Capacity planning is critical. For 10 million active entities with 60 bucket sliding windows and 24 bytes per bucket, state is approximately 14 GB. At 500K events per second and 300 millisecond p95 latency target, provision enough partitions so each handles under 5K events per second, which typically means 100 to 150 partitions. Each partition runs on a core with 2 to 4 GB memory. Feature writes to the key value store at 10K updates per second require provisioned capacity of 50K to 100K writes per second across shards to handle write amplification from hot keys and retries. Monitoring tracks end to end latency from event time to feature availability, typically targeting p95 under 500 milliseconds and p99 under 2 seconds for user facing features.
💡 Key Takeaways
•Ingestion layer uses distributed logs (Kafka or Pulsar) with 3 to 7 day retention, partitioned to keep per partition load under 1 MB per second or 1000 records per second, handling 500K to 2M events per second at peak
•Stream processing with Flink or Dataflow maintains per key state in RocksDB or memory, checkpointed every 1 to 5 minutes, with watermark lag of 1 to 5 minutes and allowed lateness of 2 to 5 minutes for event time correctness
•Feature stores like Redis or DynamoDB serve features with p99 read latency under 5 milliseconds using composite keys (entity:window), TTL matching window duration, and provisioned capacity of 50K to 100K writes per second
•End to end latency targets p95 under 500 milliseconds and p99 under 2 seconds from event publication to feature availability, with ingestion adding 50 milliseconds, processing adding 200 to 500 milliseconds, and serving adding 5 to 10 milliseconds
•Capacity planning for 10 million entities with 60 bucket windows requires approximately 14 GB state, 100 to 150 partitions at 5K events per second each, and 2 to 4 GB memory per processing core
•Production examples include Uber Michelangelo computing per driver and rider features with 300 millisecond end to end latency, and Airbnb Zipline serving per listing features with sub 10 millisecond reads to ranking models
📌 Examples
Uber real time demand forecasting: Ingest 1M trip events/sec across 150 Kafka partitions.

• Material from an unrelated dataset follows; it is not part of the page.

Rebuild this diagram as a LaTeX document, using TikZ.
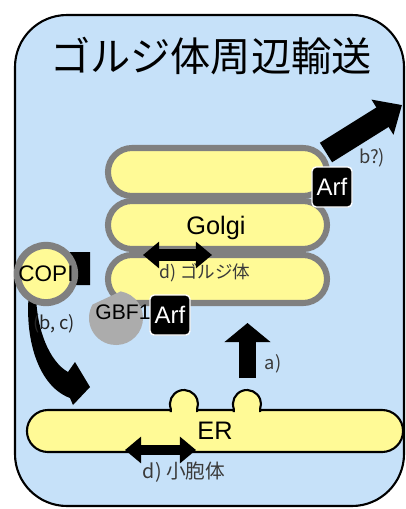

Flink computes per city zone rolling 10 min demand with 30 sec hops, 200ms p95 processing latency. Features written to Michelangelo Palette with 3ms p99 read latency, serving ETA models at 50K QPS.
Airbnb listing freshness features: Kafka ingests 200K search and click events/sec. Zipline computes per listing last hour clicks, views, and unique searchers over 60 minute hopping windows with 1 minute hops. State is 80 GB across 50 Flink workers. Features served from Cassandra with 5ms p99 latency to ranking models scoring 10K listings per search.

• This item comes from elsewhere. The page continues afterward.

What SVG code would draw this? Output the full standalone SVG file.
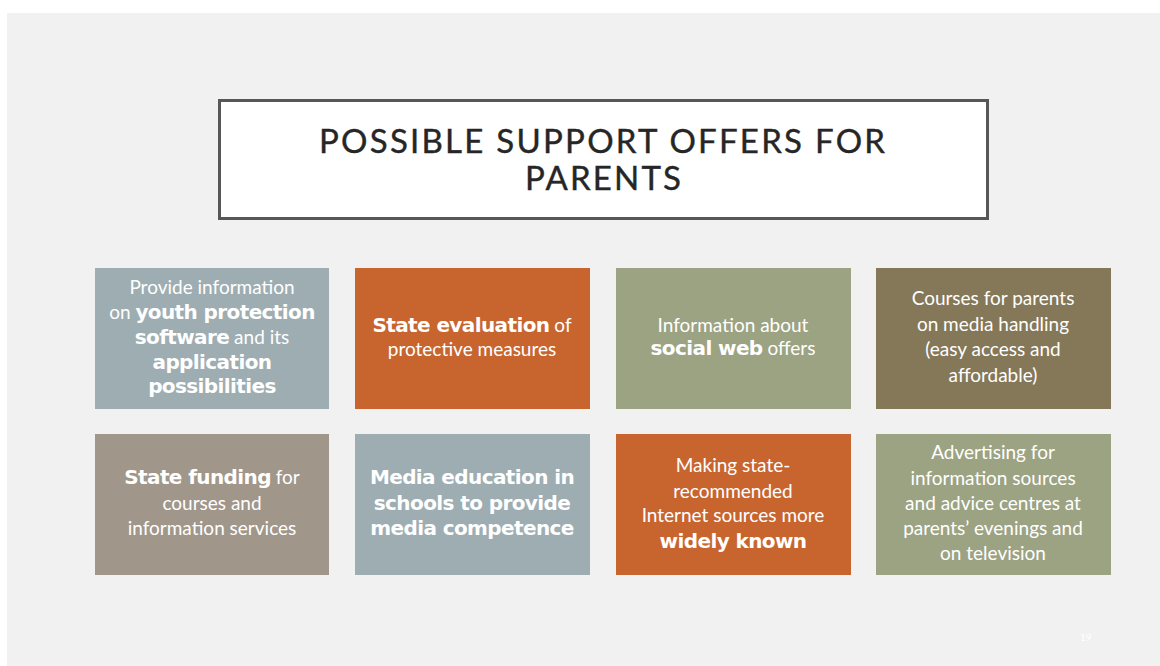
<svg xmlns="http://www.w3.org/2000/svg" width="1160" height="666" viewBox="0 0 1160 666">
  <style>
    .slide { fill: #f1f1f1; }
    .title-box { fill: #ffffff; stroke: #575757; stroke-width: 3; }
    .title { font-family: Lato, "Open Sans", sans-serif; font-size: 33px; fill: #262626; stroke: #262626; stroke-width: 0.4; text-anchor: middle; }
    .tile-text { font-family: Lato, "Open Sans", sans-serif; font-size: 19px; fill: #ffffff; text-anchor: middle; }
    .b { font-family: "DejaVu Sans", Verdana, sans-serif; font-weight: bold; font-size: 20px; letter-spacing: -0.6px; }
    .blue { fill: #9dadb2; }
    .orange { fill: #c8652f; }
    .sage { fill: #9ca382; }
    .brown { fill: #857858; }
    .taupe { fill: #a0968a; }
    .pageno { font-family: Lato, sans-serif; font-size: 10px; fill: #ffffff; }
  </style>

  <!-- page and slide area -->
  <rect x="0" y="0" width="1160" height="666" fill="#ffffff"/>
  <rect class="slide" x="7" y="13" width="1153" height="653"/>

  <!-- heading -->
  <g id="title">
    <rect class="title-box" x="219.5" y="100.5" width="768" height="118"/>
    <text class="title" x="602" y="153" textLength="566" lengthAdjust="spacing">POSSIBLE SUPPORT OFFERS FOR</text>
    <text class="title" x="603" y="190" textLength="156" lengthAdjust="spacing">PARENTS</text>
  </g>

  <!-- row 1 -->
  <g id="tile-youth-protection">
    <rect class="blue" x="95" y="268" width="234" height="141"/>
    <text class="tile-text" x="212" y="294">Provide information</text>
    <text class="tile-text" x="212" y="319">on <tspan class="b">youth protection</tspan></text>
    <text class="tile-text" x="212" y="344"><tspan class="b">software</tspan> and its</text>
    <text class="tile-text" x="212" y="369"><tspan class="b">application</tspan></text>
    <text class="tile-text" x="212" y="393"><tspan class="b">possibilities</tspan></text>
  </g>

  <g id="tile-state-evaluation">
    <rect class="orange" x="355" y="268" width="235" height="141"/>
    <text class="tile-text" x="472" y="332"><tspan class="b">State evaluation</tspan> of</text>
    <text class="tile-text" x="472" y="356">protective measures</text>
  </g>

  <g id="tile-social-web">
    <rect class="sage" x="616" y="268" width="235" height="141"/>
    <text class="tile-text" x="733" y="332">Information about</text>
    <text class="tile-text" x="733" y="355"><tspan class="b">social web</tspan> offers</text>
  </g>

  <g id="tile-courses">
    <rect class="brown" x="876" y="268" width="235" height="141"/>
    <text class="tile-text" x="993" y="305">Courses for parents</text>
    <text class="tile-text" x="993" y="331">on media handling</text>
    <text class="tile-text" x="993" y="356">(easy access and</text>
    <text class="tile-text" x="993" y="382">affordable)</text>
  </g>

  <!-- row 2 -->
  <g id="tile-state-funding">
    <rect class="taupe" x="95" y="434" width="234" height="141"/>
    <text class="tile-text" x="212" y="484"><tspan class="b">State funding</tspan> for</text>
    <text class="tile-text" x="212" y="510">courses and</text>
    <text class="tile-text" x="212" y="535">information services</text>
  </g>

  <g id="tile-media-education">
    <rect class="blue" x="355" y="434" width="235" height="141"/>
    <text class="tile-text" x="472" y="484"><tspan class="b">Media education in</tspan></text>
    <text class="tile-text" x="472" y="510"><tspan class="b">schools to provide</tspan></text>
    <text class="tile-text" x="472" y="535"><tspan class="b">media competence</tspan></text>
  </g>

  <g id="tile-internet-sources">
    <rect class="orange" x="616" y="434" width="235" height="141"/>
    <text class="tile-text" x="733" y="472">Making state-</text>
    <text class="tile-text" x="733" y="498">recommended</text>
    <text class="tile-text" x="733" y="522">Internet sources more</text>
    <text class="tile-text" x="733" y="548"><tspan class="b">widely known</tspan></text>
  </g>

  <g id="tile-advertising">
    <rect class="sage" x="876" y="434" width="235" height="141"/>
    <text class="tile-text" x="993" y="459">Advertising for</text>
    <text class="tile-text" x="993" y="485">information sources</text>
    <text class="tile-text" x="993" y="510">and advice centres at</text>
    <text class="tile-text" x="993" y="535">parents’ evenings and</text>
    <text class="tile-text" x="993" y="560">on television</text>
  </g>

  <!-- no connectors in this layout -->
  <g id="connectors"/>

  <text class="pageno" x="1080" y="641">19</text>
</svg>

Amazon product trending score: Kinesis ingests 800K product interaction events/sec. Flink computes per product last 15 minute view count, cart adds, and purchases with 15 sec granularity. State uses approximate counts (HyperLogLog) to keep per product overhead at 500 bytes. Features cached in ElastiCache Redis with 2ms p99 latency, scoring 1M products per page for personalized recommendations.